───── PROVIDED DATA ─────

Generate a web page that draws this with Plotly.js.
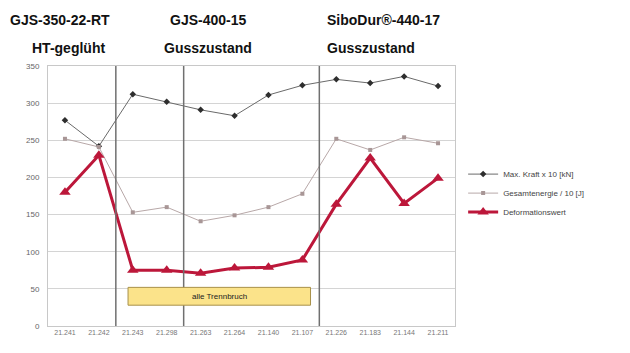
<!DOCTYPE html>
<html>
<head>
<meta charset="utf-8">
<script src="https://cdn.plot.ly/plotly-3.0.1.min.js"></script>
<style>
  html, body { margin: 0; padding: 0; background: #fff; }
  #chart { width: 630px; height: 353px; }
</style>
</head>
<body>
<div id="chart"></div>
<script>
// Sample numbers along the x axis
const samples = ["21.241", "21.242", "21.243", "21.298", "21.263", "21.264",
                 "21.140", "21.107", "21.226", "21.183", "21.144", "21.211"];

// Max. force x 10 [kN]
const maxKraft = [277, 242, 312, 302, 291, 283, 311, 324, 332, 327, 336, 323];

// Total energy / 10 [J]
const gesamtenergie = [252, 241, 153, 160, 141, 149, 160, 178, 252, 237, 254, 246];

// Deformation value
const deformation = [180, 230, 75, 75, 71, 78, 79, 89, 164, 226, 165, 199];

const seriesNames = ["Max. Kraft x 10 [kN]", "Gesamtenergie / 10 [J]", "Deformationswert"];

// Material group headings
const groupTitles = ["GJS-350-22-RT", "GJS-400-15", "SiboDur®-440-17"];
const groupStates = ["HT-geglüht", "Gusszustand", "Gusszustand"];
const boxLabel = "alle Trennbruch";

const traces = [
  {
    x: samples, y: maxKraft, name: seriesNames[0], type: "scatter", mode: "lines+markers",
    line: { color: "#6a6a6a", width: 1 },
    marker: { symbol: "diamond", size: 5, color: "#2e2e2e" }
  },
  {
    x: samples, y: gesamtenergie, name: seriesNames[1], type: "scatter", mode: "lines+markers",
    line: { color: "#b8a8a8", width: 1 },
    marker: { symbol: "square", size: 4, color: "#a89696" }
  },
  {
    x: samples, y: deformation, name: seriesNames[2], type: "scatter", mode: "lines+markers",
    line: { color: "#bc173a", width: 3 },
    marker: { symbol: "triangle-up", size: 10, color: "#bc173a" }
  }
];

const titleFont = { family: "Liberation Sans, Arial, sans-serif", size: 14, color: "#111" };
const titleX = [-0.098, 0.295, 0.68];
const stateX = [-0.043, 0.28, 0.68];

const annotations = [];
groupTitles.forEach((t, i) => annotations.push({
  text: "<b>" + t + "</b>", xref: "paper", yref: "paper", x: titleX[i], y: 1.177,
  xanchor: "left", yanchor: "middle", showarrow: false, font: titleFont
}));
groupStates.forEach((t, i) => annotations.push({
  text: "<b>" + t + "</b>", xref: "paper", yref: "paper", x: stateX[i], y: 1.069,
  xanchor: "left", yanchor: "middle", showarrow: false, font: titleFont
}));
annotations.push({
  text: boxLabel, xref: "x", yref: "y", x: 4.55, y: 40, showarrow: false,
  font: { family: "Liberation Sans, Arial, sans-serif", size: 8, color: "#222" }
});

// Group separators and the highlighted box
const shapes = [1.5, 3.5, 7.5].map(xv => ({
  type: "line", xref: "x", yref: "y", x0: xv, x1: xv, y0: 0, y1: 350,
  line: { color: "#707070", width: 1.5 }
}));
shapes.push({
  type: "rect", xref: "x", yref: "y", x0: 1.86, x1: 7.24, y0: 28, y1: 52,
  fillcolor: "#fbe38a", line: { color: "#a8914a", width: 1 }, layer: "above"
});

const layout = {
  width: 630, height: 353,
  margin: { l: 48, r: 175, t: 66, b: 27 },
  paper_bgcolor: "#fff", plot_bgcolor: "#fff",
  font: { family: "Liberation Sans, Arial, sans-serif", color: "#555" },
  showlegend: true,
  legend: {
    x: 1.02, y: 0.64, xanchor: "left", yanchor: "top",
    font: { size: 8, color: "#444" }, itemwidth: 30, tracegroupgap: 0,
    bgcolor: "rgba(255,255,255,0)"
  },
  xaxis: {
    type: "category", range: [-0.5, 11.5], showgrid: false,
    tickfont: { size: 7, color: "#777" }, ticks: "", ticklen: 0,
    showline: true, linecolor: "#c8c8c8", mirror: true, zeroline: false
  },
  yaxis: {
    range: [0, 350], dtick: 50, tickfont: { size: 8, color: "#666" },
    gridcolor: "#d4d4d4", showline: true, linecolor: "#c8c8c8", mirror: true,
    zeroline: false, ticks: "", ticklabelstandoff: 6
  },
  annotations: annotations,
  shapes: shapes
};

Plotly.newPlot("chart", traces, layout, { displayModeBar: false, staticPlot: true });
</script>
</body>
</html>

─────

> _REQUIREMENTS_
From the material above, copy everything exactly but the pictures.

> _RESULT BELOW_
Generate a web page that draws this with Plotly.js.
<!DOCTYPE html>
<html>
<head>
<meta charset="utf-8">
<script src="https://cdn.plot.ly/plotly-3.0.1.min.js"></script>
<style>
  html, body { margin: 0; padding: 0; background: #fff; }
  #chart { width: 630px; height: 353px; }
</style>
</head>
<body>
<div id="chart"></div>
<script>
// Sample numbers along the x axis
const samples = ["21.241", "21.242", "21.243", "21.298", "21.263", "21.264",
                 "21.140", "21.107", "21.226", "21.183", "21.144", "21.211"];

// Max. force x 10 [kN]
const maxKraft = [277, 242, 312, 302, 291, 283, 311, 324, 332, 327, 336, 323];

// Total energy / 10 [J]
const gesamtenergie = [252, 241, 153, 160, 141, 149, 160, 178, 252, 237, 254, 246];

// Deformation value
const deformation = [180, 230, 75, 75, 71, 78, 79, 89, 164, 226, 165, 199];

const seriesNames = ["Max. Kraft x 10 [kN]", "Gesamtenergie / 10 [J]", "Deformationswert"];

// Material group headings
const groupTitles = ["GJS-350-22-RT", "GJS-400-15", "SiboDur®-440-17"];
const groupStates = ["HT-geglüht", "Gusszustand", "Gusszustand"];
const boxLabel = "alle Trennbruch";

const traces = [
  {
    x: samples, y: maxKraft, name: seriesNames[0], type: "scatter", mode: "lines+markers",
    line: { color: "#6a6a6a", width: 1 },
    marker: { symbol: "diamond", size: 5, color: "#2e2e2e" }
  },
  {
    x: samples, y: gesamtenergie, name: seriesNames[1], type: "scatter", mode: "lines+markers",
    line: { color: "#b8a8a8", width: 1 },
    marker: { symbol: "square", size: 4, color: "#a89696" }
  },
  {
    x: samples, y: deformation, name: seriesNames[2], type: "scatter", mode: "lines+markers",
    line: { color: "#bc173a", width: 3 },
    marker: { symbol: "triangle-up", size: 10, color: "#bc173a" }
  }
];

const titleFont = { family: "Liberation Sans, Arial, sans-serif", size: 14, color: "#111" };
const titleX = [-0.098, 0.295, 0.68];
const stateX = [-0.043, 0.28, 0.68];

const annotations = [];
groupTitles.forEach((t, i) => annotations.push({
  text: "<b>" + t + "</b>", xref: "paper", yref: "paper", x: titleX[i], y: 1.177,
  xanchor: "left", yanchor: "middle", showarrow: false, font: titleFont
}));
groupStates.forEach((t, i) => annotations.push({
  text: "<b>" + t + "</b>", xref: "paper", yref: "paper", x: stateX[i], y: 1.069,
  xanchor: "left", yanchor: "middle", showarrow: false, font: titleFont
}));
annotations.push({
  text: boxLabel, xref: "x", yref: "y", x: 4.55, y: 40, showarrow: false,
  font: { family: "Liberation Sans, Arial, sans-serif", size: 8, color: "#222" }
});

// Group separators and the highlighted box
const shapes = [1.5, 3.5, 7.5].map(xv => ({
  type: "line", xref: "x", yref: "y", x0: xv, x1: xv, y0: 0, y1: 350,
  line: { color: "#707070", width: 1.5 }
}));
shapes.push({
  type: "rect", xref: "x", yref: "y", x0: 1.86, x1: 7.24, y0: 28, y1: 52,
  fillcolor: "#fbe38a", line: { color: "#a8914a", width: 1 }, layer: "above"
});

const layout = {
  width: 630, height: 353,
  margin: { l: 48, r: 175, t: 66, b: 27 },
  paper_bgcolor: "#fff", plot_bgcolor: "#fff",
  font: { family: "Liberation Sans, Arial, sans-serif", color: "#555" },
  showlegend: true,
  legend: {
    x: 1.02, y: 0.64, xanchor: "left", yanchor: "top",
    font: { size: 8, color: "#444" }, itemwidth: 30, tracegroupgap: 0,
    bgcolor: "rgba(255,255,255,0)"
  },
  xaxis: {
    type: "category", range: [-0.5, 11.5], showgrid: false,
    tickfont: { size: 7, color: "#777" }, ticks: "", ticklen: 0,
    showline: true, linecolor: "#c8c8c8", mirror: true, zeroline: false
  },
  yaxis: {
    range: [0, 350], dtick: 50, tickfont: { size: 8, color: "#666" },
    gridcolor: "#d4d4d4", showline: true, linecolor: "#c8c8c8", mirror: true,
    zeroline: false, ticks: "", ticklabelstandoff: 6
  },
  annotations: annotations,
  shapes: shapes
};

Plotly.newPlot("chart", traces, layout, { displayModeBar: false, staticPlot: true });
</script>
</body>
</html>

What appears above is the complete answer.